The National Corn Growers Association (NCGA) ruled eight times that Childs’s yield per acre had won his category of its hotly contested annual competitions. He won the Iowa contest 18 times and the Nebraska one twice. He displayed the awards with pride on the bug screen of his pickup.

In 2002, Childs told Iowa Farmer Today that he had recorded yields above 500 bushels an acre — the highest was 577 — in strips of less than the 10-acre crops required for contests. He envisioned getting more than 600 bushels from a single acre.

He plowed deeper than other farmers (many of whom no longer plow at all), planted genetically modified seeds very densely, used lots of chemical fertilizers and crop protection products, and tested the tissue of plants at different stages of growth. He often lectured on these techniques, and he was aggressive in his corn-crop methodology. “I like to push it,” he once said in an interview with The Wall Street Journal. However, he planted at just 2 mph to avoid mistakes.

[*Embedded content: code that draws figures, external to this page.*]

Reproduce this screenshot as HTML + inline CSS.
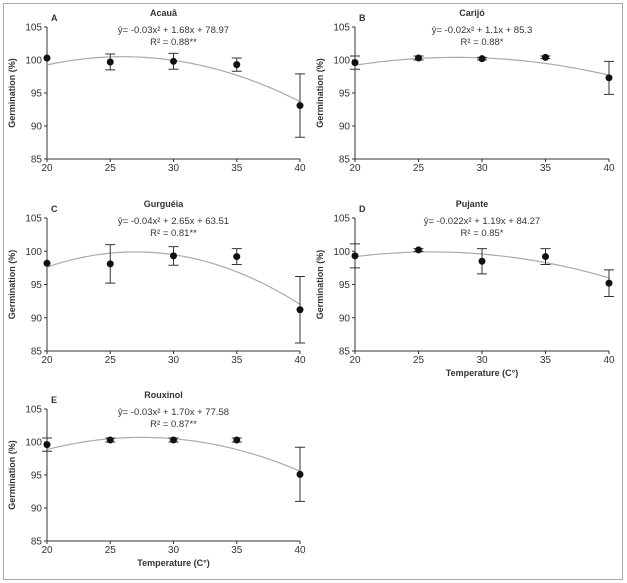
<!DOCTYPE html>
<html><head><meta charset="utf-8">
<style>
body{margin:0;background:#fff;}
svg{display:block;font-family:"Liberation Sans",Arial,sans-serif;}
</style></head>
<body>
<svg id="chart" width="627" height="583" viewBox="0 0 627 583">
<rect x="3.5" y="3.5" width="619" height="576" fill="#fff" stroke="#aaa" stroke-width="1"/>
</svg>
<script>
const temps = [20, 25, 30, 35, 40];
const yTicks = [85, 90, 95, 100, 105];
const panelNames = ["Acauã", "Carijó", "Gurguéia", "Pujante", "Rouxinol"];
const panelLetters = ["A", "B", "C", "D", "E"];
const equations = ["ŷ= -0.03x² + 1.68x + 78.97", "ŷ= -0.02x² + 1.1x + 85.3", "ŷ= -0.04x² + 2.65x + 63.51", "ŷ= -0.022x² + 1.19x + 84.27", "ŷ= -0.03x² + 1.70x + 77.58"];
const r2Labels = ["R² = 0.88**", "R² = 0.88*", "R² = 0.81**", "R² = 0.85*", "R² = 0.87**"];
const meansA = [100.3, 99.7, 99.8, 99.3, 93.1];
const meansB = [99.6, 100.3, 100.2, 100.4, 97.3];
const meansC = [98.2, 98.1, 99.3, 99.2, 91.2];
const meansD = [99.3, 100.2, 98.5, 99.2, 95.2];
const meansE = [99.6, 100.3, 100.3, 100.3, 95.1];
const errA = [0, 1.2, 1.2, 1.0, 4.8];
const errB = [1.0, 0.3, 0.2, 0.2, 2.5];
const errC = [0, 2.9, 1.4, 1.2, 5.0];
const errD = [1.8, 0.2, 1.9, 1.2, 2.0];
const errE = [1.0, 0.3, 0.3, 0.3, 4.1];
const curveA = [-0.0347, 26, 100.5];
const curveB = [-0.0188, 28, 100.4];
const curveC = [-0.0467, 27, 99.9];
const curveD = [-0.0199, 26, 99.9];
const curveE = [-0.0327, 27.5, 100.7];

const means = [meansA, meansB, meansC, meansD, meansE];
const errs = [errA, errB, errC, errD, errE];
const curves = [curveA, curveB, curveC, curveD, curveE];
const layout = [
  {x0:47, x1:300, yTop:27, yBot:159, xlab:false},
  {x0:355, x1:609, yTop:27, yBot:159, xlab:false},
  {x0:47, x1:300, yTop:218, yBot:351, xlab:false},
  {x0:355, x1:609, yTop:218, yBot:351, xlab:true},
  {x0:47, x1:300, yTop:409, yBot:541, xlab:true}
];
const NS = "http://www.w3.org/2000/svg";
const svg = document.getElementById("chart");
function mk(tag, attrs, parent, text){
  const e = document.createElementNS(NS, tag);
  for (const k in attrs) e.setAttribute(k, attrs[k]);
  if (text !== undefined) e.textContent = text;
  parent.appendChild(e);
  return e;
}
layout.forEach((L, p) => {
  const sx = v => L.x0 + (v - 20) / 20 * (L.x1 - L.x0);
  const sy = v => L.yBot - (v - 85) / 20 * (L.yBot - L.yTop);
  const g = mk("g", {}, svg);
  
  
  // axes
  const ya = mk("line", {x1:L.x0, y1:L.yTop, x2:L.x0, y2:L.yBot, stroke:"#333", "stroke-width":1}, g);
  
  
  const xa = mk("line", {x1:L.x0, y1:L.yBot, x2:L.x1, y2:L.yBot, stroke:"#333", "stroke-width":1}, g);
  
  
  yTicks.forEach(t => {
    mk("line", {x1:L.x0-3, y1:sy(t), x2:L.x0, y2:sy(t), stroke:"#333"}, g);
    const tl = mk("text", {x:L.x0-5, y:sy(t)+3.5, "text-anchor":"end", "font-size":10, fill:"#333"}, g, t);
    
    
  });
  temps.forEach(t => {
    mk("line", {x1:sx(t), y1:L.yBot, x2:sx(t), y2:L.yBot+3, stroke:"#333"}, g);
    const tl = mk("text", {x:sx(t), y:L.yBot+12, "text-anchor":"middle", "font-size":10, fill:"#333"}, g, t);
    
    
  });
  const yt = mk("text", {x:0, y:0, transform:`translate(${L.x0-32},${(L.yTop+L.yBot)/2}) rotate(-90)`, "text-anchor":"middle", "font-size":9, "font-weight":"bold", fill:"#333"}, g, "Germination (%)");
  
  
  if (L.xlab) {
    const xt = mk("text", {x:(L.x0+L.x1)/2, y:L.yBot+25, "text-anchor":"middle", "font-size":9, "font-weight":"bold", fill:"#333"}, g, "Temperature (C°)");
    
    
  }
  const cx = (L.x0 + L.x1) / 2;
  const lt = mk("text", {x:L.x0+4, y:L.yTop-6, "font-size":9, "font-weight":"bold", fill:"#333"}, g, panelLetters[p]);
  
  
  const ti = mk("text", {x:cx-10, y:L.yTop-11, "text-anchor":"middle", "font-size":9, "font-weight":"bold", fill:"#333"}, g, panelNames[p]);
  
  
  const eq = mk("text", {x:cx, y:L.yTop+6, "text-anchor":"middle", "font-size":9.5, fill:"#333"}, g, equations[p]);
  
  
  const r2 = mk("text", {x:cx, y:L.yTop+18, "text-anchor":"middle", "font-size":9.5, fill:"#333"}, g, r2Labels[p]);
  
  
  // curve
  const [a, h, k] = curves[p];
  let d = "";
  for (let i = 0; i <= 80; i++) {
    const x = 20 + i * 0.25;
    const y = a * (x - h) * (x - h) + k;
    d += (i ? "L" : "M") + sx(x).toFixed(2) + "," + sy(y).toFixed(2);
  }
  const cv = mk("path", {d, fill:"none", stroke:"#aaa", "stroke-width":1.2}, g);
  
  
  // points and error bars
  temps.forEach((t, i) => {
    const m = means[p][i], e = errs[p][i];
    const x = sx(t);
    if (e > 0) {
      const eb = mk("path", {d:`M${x},${sy(m+e)}L${x},${sy(m-e)}M${x-5},${sy(m+e)}L${x+5},${sy(m+e)}M${x-5},${sy(m-e)}L${x+5},${sy(m-e)}`, stroke:"#333", "stroke-width":1, fill:"none"}, g);
      
      
    }
    const pt = mk("circle", {cx:x, cy:sy(m), r:3.5, fill:"#111"}, g);
    
    
  });
});
</script>
</body></html>
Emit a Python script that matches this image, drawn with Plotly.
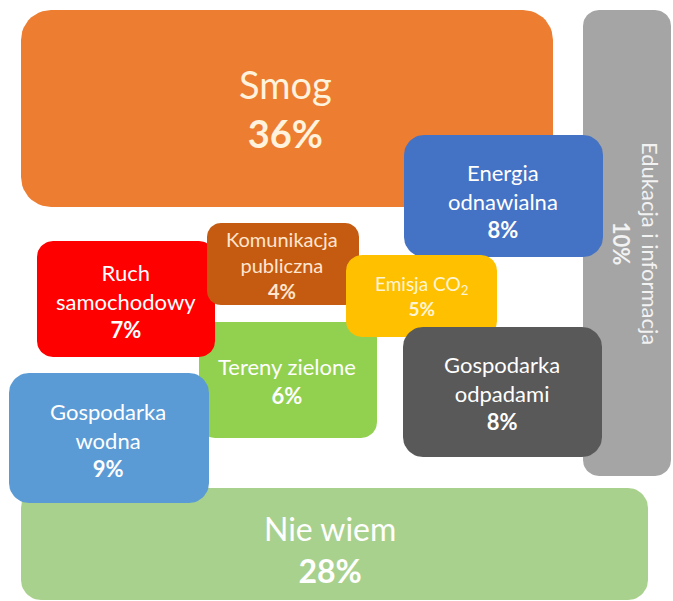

And his calculations were meticulous. Childs figured that a three-day stretch of 90-degree weather in 2002 had cost him precisely one and three-tenths of a bushel of corn per day.

Childs was born on Aug. 30, 1939, in Delaware County, IA. His father, Ross, entered crop-growing contests, and Francis followed suit when he took over the family farm in 1966. The next year, he won the Iowa corn contest. He did not win again for 20 years, attributing the dry spell to an unwillingness to innovate but not to his interest in competing in demolition derbies and tractor pulls. He operated a Polaris snowmobile shop for many years.

Environmentalists criticized Childs for his heavy use of fertilizer, saying it washed into the water supply. Others, including farmers who thought his achievements impossible and a former wife, accused him of cheating in contests. These charges seemed to gain credibility in 2003 when he was disqualified from the national contest. But NCGA officials attributed the problem to a procedural mistake by officials. He came back to win three national competitions, and five state ones.

Childs, who lived in Falls City, NE, and suffered a stroke last spring, is survived by his two sons, two daughters, and three grandchildren.